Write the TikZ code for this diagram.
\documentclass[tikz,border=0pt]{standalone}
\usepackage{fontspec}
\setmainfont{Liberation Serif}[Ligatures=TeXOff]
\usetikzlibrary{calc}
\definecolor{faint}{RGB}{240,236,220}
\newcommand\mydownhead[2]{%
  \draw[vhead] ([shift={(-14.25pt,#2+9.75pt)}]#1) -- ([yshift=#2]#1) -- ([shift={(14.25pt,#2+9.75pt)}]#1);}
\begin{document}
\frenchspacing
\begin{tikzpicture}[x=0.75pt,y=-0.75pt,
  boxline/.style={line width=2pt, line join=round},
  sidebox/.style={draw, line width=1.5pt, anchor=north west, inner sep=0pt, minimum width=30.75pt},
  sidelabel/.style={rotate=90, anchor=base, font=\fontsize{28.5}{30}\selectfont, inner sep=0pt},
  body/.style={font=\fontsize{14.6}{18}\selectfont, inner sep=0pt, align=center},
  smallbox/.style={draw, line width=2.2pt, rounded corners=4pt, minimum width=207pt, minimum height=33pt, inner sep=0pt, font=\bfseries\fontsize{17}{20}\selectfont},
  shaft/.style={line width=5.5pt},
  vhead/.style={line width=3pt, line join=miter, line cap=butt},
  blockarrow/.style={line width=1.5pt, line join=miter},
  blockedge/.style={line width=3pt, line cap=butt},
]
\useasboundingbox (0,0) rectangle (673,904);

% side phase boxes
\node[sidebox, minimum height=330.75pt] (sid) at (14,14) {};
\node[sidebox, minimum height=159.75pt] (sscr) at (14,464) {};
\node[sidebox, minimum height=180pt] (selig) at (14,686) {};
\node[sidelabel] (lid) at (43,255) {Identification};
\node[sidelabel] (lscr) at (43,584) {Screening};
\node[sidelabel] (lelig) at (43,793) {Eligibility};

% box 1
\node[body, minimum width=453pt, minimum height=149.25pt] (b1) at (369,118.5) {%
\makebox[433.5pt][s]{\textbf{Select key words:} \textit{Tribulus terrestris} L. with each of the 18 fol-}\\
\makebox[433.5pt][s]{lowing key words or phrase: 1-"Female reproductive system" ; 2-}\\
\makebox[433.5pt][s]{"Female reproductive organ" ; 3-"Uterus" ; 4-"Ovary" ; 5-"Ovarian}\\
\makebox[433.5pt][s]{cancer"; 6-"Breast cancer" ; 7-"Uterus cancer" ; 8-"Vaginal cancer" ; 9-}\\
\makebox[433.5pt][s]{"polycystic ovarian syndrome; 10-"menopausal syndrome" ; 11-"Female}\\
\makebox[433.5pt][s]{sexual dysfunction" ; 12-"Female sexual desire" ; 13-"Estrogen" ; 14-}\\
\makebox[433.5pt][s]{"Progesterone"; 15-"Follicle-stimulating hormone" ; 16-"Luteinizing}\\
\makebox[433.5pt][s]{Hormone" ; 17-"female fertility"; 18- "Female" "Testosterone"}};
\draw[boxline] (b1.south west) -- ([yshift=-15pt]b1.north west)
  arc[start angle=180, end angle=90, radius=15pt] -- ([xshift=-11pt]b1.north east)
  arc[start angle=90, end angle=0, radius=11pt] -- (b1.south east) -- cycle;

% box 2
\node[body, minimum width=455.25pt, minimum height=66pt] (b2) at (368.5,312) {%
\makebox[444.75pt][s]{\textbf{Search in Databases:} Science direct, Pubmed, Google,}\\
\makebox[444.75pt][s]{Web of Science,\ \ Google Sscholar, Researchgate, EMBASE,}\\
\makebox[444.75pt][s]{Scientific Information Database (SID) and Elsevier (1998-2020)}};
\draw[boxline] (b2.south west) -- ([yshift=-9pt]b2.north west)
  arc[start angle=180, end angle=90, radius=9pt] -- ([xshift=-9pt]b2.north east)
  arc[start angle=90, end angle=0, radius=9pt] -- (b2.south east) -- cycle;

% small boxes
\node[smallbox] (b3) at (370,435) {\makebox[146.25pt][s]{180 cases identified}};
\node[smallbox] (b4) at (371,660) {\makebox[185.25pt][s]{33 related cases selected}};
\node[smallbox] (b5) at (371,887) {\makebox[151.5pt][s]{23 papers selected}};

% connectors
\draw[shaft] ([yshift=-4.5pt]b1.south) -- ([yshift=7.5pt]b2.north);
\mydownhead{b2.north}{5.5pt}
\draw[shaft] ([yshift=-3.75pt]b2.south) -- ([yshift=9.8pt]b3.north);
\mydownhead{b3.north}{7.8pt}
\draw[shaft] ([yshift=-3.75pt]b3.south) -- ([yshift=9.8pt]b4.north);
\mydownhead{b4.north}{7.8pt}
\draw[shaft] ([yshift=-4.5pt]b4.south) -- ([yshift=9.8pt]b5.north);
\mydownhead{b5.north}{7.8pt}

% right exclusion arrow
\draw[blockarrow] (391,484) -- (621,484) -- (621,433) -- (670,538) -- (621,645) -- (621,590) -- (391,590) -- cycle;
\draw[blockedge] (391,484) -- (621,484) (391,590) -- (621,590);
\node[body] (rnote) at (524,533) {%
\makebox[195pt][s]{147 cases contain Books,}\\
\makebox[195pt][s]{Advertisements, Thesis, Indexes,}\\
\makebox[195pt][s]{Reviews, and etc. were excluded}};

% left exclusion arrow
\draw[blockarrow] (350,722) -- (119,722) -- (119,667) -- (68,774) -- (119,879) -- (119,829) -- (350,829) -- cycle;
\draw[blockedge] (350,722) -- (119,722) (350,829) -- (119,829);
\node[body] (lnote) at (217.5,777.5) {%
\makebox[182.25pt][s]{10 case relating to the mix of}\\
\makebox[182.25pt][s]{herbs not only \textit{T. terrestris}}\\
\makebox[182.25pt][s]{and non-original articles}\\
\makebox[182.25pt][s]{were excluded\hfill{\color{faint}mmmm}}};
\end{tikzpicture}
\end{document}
_ _ _ _
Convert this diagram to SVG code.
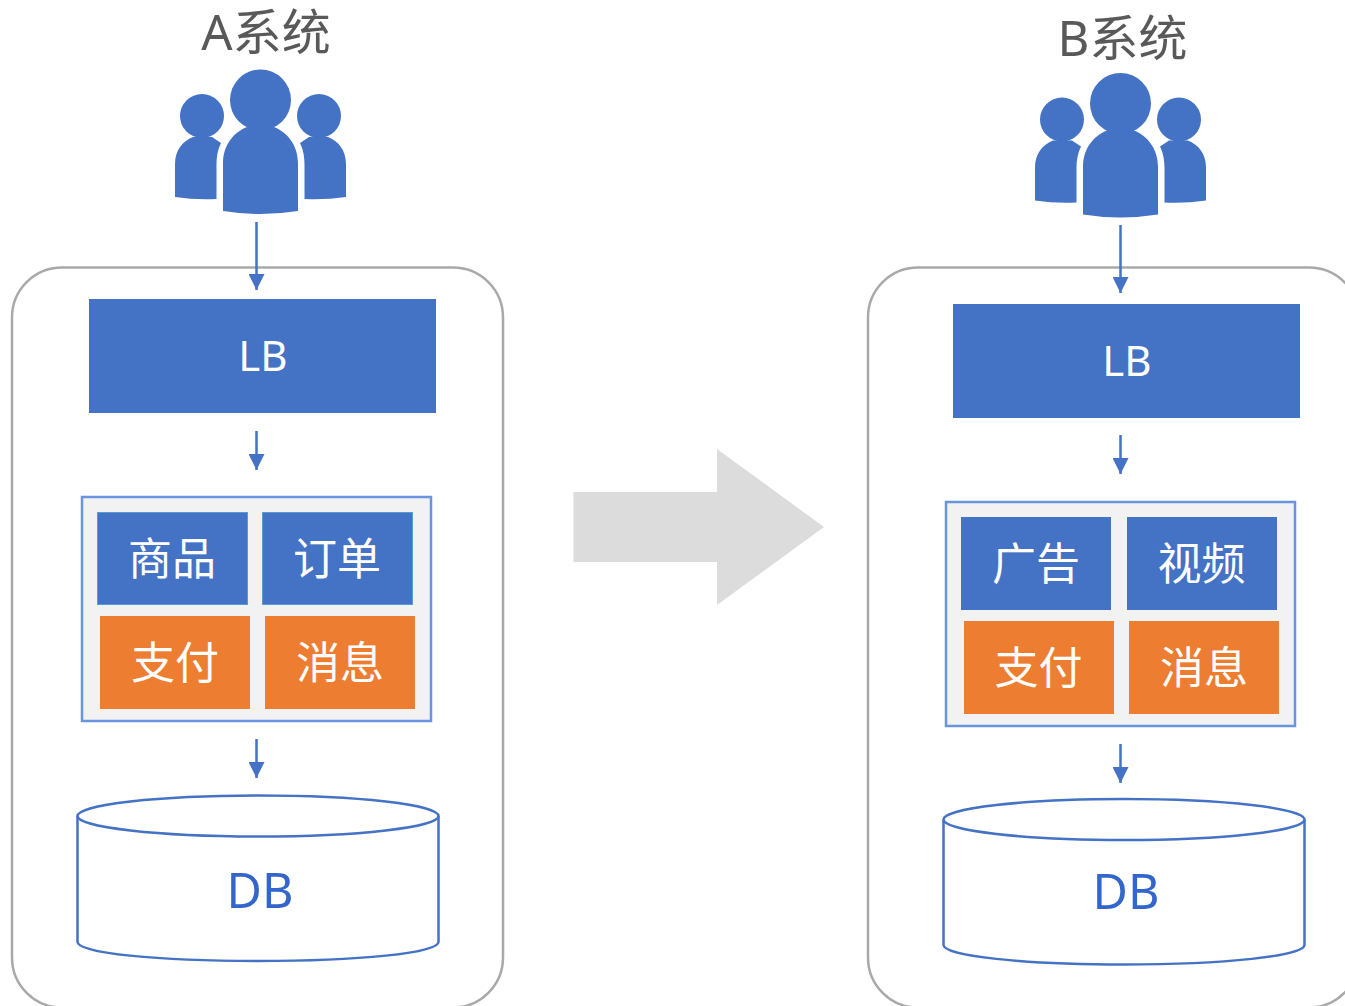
_ _ _ _
Scan the listing above and identify each line holding the string "diagram"; copy every such line.

#### Written response:
Write the TikZ code for this diagram.
Convert this diagram to SVG code.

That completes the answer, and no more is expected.